Dans sa déclaration, la Turquie a dénoncé les visites sur le mont du Temple de « groupes juifs fanatiques sous protection policière et leurs tentatives de prier dans cette zone, violant une fois de plus le statu quo historique à Haram al-Sharif », le terme arabe pour désigner le mont du Temple.
« Nous réitérons notre appel au gouvernement israélien à ne pas tolérer de telles actes provocateurs et, à cette fin, nous demandons que les mesures nécessaires pour le maintien du statu quo dans les lieux saints soient prises sérieusement et sans tarder », a déclaré Ankara.
Dans sa déclaration, Bahreïn a exhorté Israël « à ne pas porter préjudice au rôle du royaume hachémite frère dans la gestion des lieux sacrés, leur entretien et leur protection conformément aux résolutions internationales, la protection absolue des fidèles et l’arrêt de toute pratique raciste ou provocatrice susceptible d’alimenter tensions et instabilité ».
Bahreïn a également insisté sur son soutien à une solution à deux États basée sur les lignes d’avant 1967 ainsi qu’à l’initiative de paix arabe – une position qui laisse quelque peu perplexe, étant donné que la proposition saoudienne de 2002 stipule que les membres de la Ligue arabe ne feront la paix avec Israël qu’après la création d’un État palestinien.
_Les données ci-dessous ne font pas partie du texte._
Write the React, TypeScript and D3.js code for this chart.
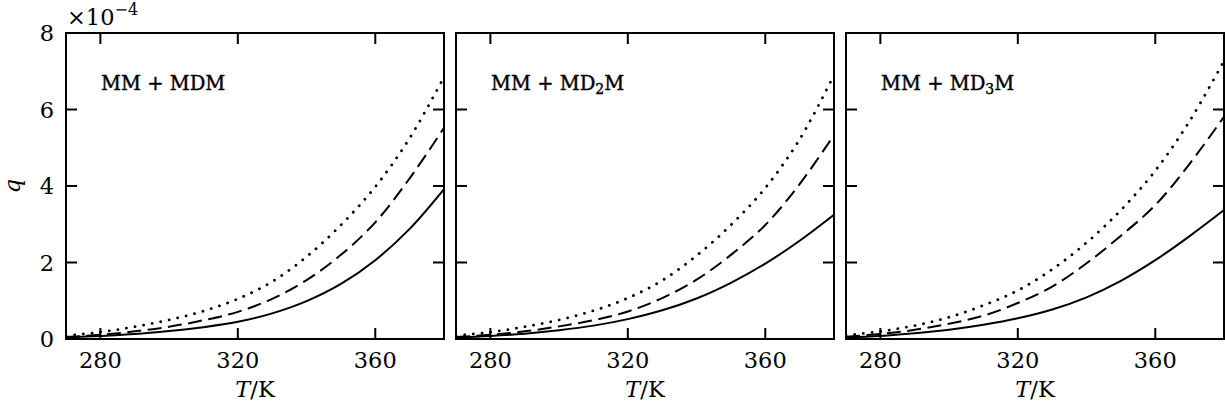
import React from 'react';
import * as d3 from 'd3';

// Temperature grid (K)
const temps = [270, 280, 290, 300, 310, 320, 330, 340, 350, 360, 370, 380];

// q values in units of 1e-4
const mdmSolid = [0.04, 0.08, 0.13, 0.21, 0.31, 0.45, 0.67, 0.99, 1.44, 2.06, 2.88, 3.92];
const mdmDashed = [0.05, 0.11, 0.2, 0.32, 0.49, 0.71, 1.05, 1.54, 2.2, 3.05, 4.2, 5.52];
const mdmDotted = [0.09, 0.18, 0.32, 0.5, 0.73, 1.05, 1.5, 2.15, 2.98, 3.98, 5.25, 6.85];

const md2mSolid = [0.04, 0.08, 0.14, 0.23, 0.35, 0.52, 0.75, 1.06, 1.47, 1.97, 2.57, 3.25];
const md2mDashed = [0.05, 0.11, 0.2, 0.33, 0.49, 0.72, 1.07, 1.55, 2.2, 2.98, 4.05, 5.33];
const md2mDotted = [0.09, 0.18, 0.32, 0.5, 0.74, 1.07, 1.53, 2.18, 2.98, 3.95, 5.22, 6.9];

const md3mSolid = [0.04, 0.08, 0.15, 0.24, 0.37, 0.54, 0.77, 1.09, 1.52, 2.06, 2.69, 3.37];
const md3mDashed = [0.06, 0.13, 0.24, 0.4, 0.61, 0.94, 1.37, 1.98, 2.7, 3.5, 4.58, 5.81];
const md3mDotted = [0.1, 0.2, 0.35, 0.57, 0.88, 1.27, 1.82, 2.52, 3.37, 4.4, 5.7, 7.27];

const panelNames = ['MDM', 'MD2M', 'MD3M'];
const xTicks = [280, 320, 360];
const yTicks = [0, 2, 4, 6, 8];

const panels = [
  { name: panelNames[0], sub: '', series: [mdmSolid, mdmDashed, mdmDotted] },
  { name: panelNames[1], sub: '2', series: [md2mSolid, md2mDashed, md2mDotted] },
  { name: panelNames[2], sub: '3', series: [md3mSolid, md3mDashed, md3mDotted] },
];

const W = 1225;
const H = 415;
const panelLefts = [66, 456, 846];
const panelW = 378;
const top = 33;
const panelH = 306;
const font = 'DejaVu Serif';
const FS = 22.5;
const TICK = 11;

function Panel({ idx }: { idx: number }) {
  const p = panels[idx];
  const left = panelLefts[idx];
  const x = d3.scaleLinear().domain([270, 380]).range([left, left + panelW]);
  const y = d3.scaleLinear().domain([0, 8]).range([top + panelH, top]);
  const line = d3
    .line<number>()
    .x((_, i) => x(temps[i]))
    .y((d) => y(d))
    .curve(d3.curveCatmullRom.alpha(0.5));
  const clipId = `clip${idx}`;
  const styles = [
    { dash: undefined as string | undefined, w: 2, cap: 'butt' },
    { dash: '14 6.5', w: 2, cap: 'butt' },
    { dash: '0.1 8.6', w: 2.8, cap: 'round' },
  ];
  return (
    <g>
      <defs>
        <clipPath id={clipId}>
          <rect x={left} y={top} width={panelW} height={panelH} />
        </clipPath>
      </defs>
      <g clipPath={`url(#${clipId})`}>
        {p.series.map((s, i) => (
          <path
            key={i}
            d={line(s) || ''}
            fill="none"
            stroke="#000"
            strokeWidth={styles[i].w}
            strokeDasharray={styles[i].dash}
            strokeLinecap={styles[i].cap as any}
          />
        ))}
      </g>
      {xTicks.map((t) => (
        <g key={'xt' + t}>
          <line x1={x(t)} x2={x(t)} y1={top + panelH} y2={top + panelH - TICK} stroke="#000" strokeWidth={2} />
          <line x1={x(t)} x2={x(t)} y1={top} y2={top + TICK} stroke="#000" strokeWidth={2} />
          <text x={x(t)} y={368} textAnchor="middle" fontFamily={font} fontSize={FS}>
            {t}
          </text>
        </g>
      ))}
      {yTicks.map((t) => (
        <g key={'yt' + t}>
          <line x1={left} x2={left + TICK} y1={y(t)} y2={y(t)} stroke="#000" strokeWidth={2} />
          <line x1={left + panelW} x2={left + panelW - TICK} y1={y(t)} y2={y(t)} stroke="#000" strokeWidth={2} />
          {idx === 0 && (
            <text x={54} y={y(t) + 8} textAnchor="end" fontFamily={font} fontSize={FS}>
              {t}
            </text>
          )}
        </g>
      ))}
      <rect x={left} y={top} width={panelW} height={panelH} fill="none" stroke="#000" strokeWidth={2} />
      <text x={left + 35} y={90} fontFamily={font} fontSize={19.5} stroke="#000" strokeWidth={0.4}>
        {p.sub ? (
          <>
            MM + MD
            <tspan fontSize={14} dy={4}>
              {p.sub}
            </tspan>
            <tspan dy={-4}>M</tspan>
          </>
        ) : (
          'MM + MDM'
        )}
      </text>
      <text x={left + panelW / 2} y={397} textAnchor="middle" fontFamily={font} fontSize={FS}>
        <tspan fontStyle="italic">T</tspan>/K
      </text>
    </g>
  );
}

export default function App() {
  return (
    <svg
      width={W}
      height={H}
      style={{ position: 'absolute', left: 0, top: 0, background: '#fff' }}
    >
      <rect x={0} y={0} width={W} height={H} fill="#fff" />
      {panels.map((_, i) => (
        <Panel key={i} idx={i} />
      ))}
      <text x={67} y={25} fontFamily={font} fontSize={FS}>
        ×10
        <tspan fontSize={16} dy={-10}>
          −4
        </tspan>
      </text>
      <text
        transform="translate(20,186) rotate(-90)"
        textAnchor="middle"
        fontFamily={font}
        fontSize={FS}
        fontStyle="italic"
      >
        q
      </text>
    </svg>
  );
}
Bahreïn a normalisé ses relations avec Israël en 2020, sans attendre une solution à deux États pour le faire.
Dans son communiqué, le ministère des Affaires étrangères des Émirats a « condamné fermement » les « extrémistes » juifs qui se sont rendus sur le mont du Temple et a appelé à l’arrêt des « violations graves et provocatrices » du lieu saint.
Il a également appelé les autorités israéliennes à « mettre fin à l’escalade et à éviter de prendre des mesures visant à exacerber les tensions et l’instabilité dans la région ».
Fait à noter, les quelque 1 200 visiteurs juifs du mont du Temple étaient deux fois moins nombreux que ceux qui ont traversé le site l’année dernière.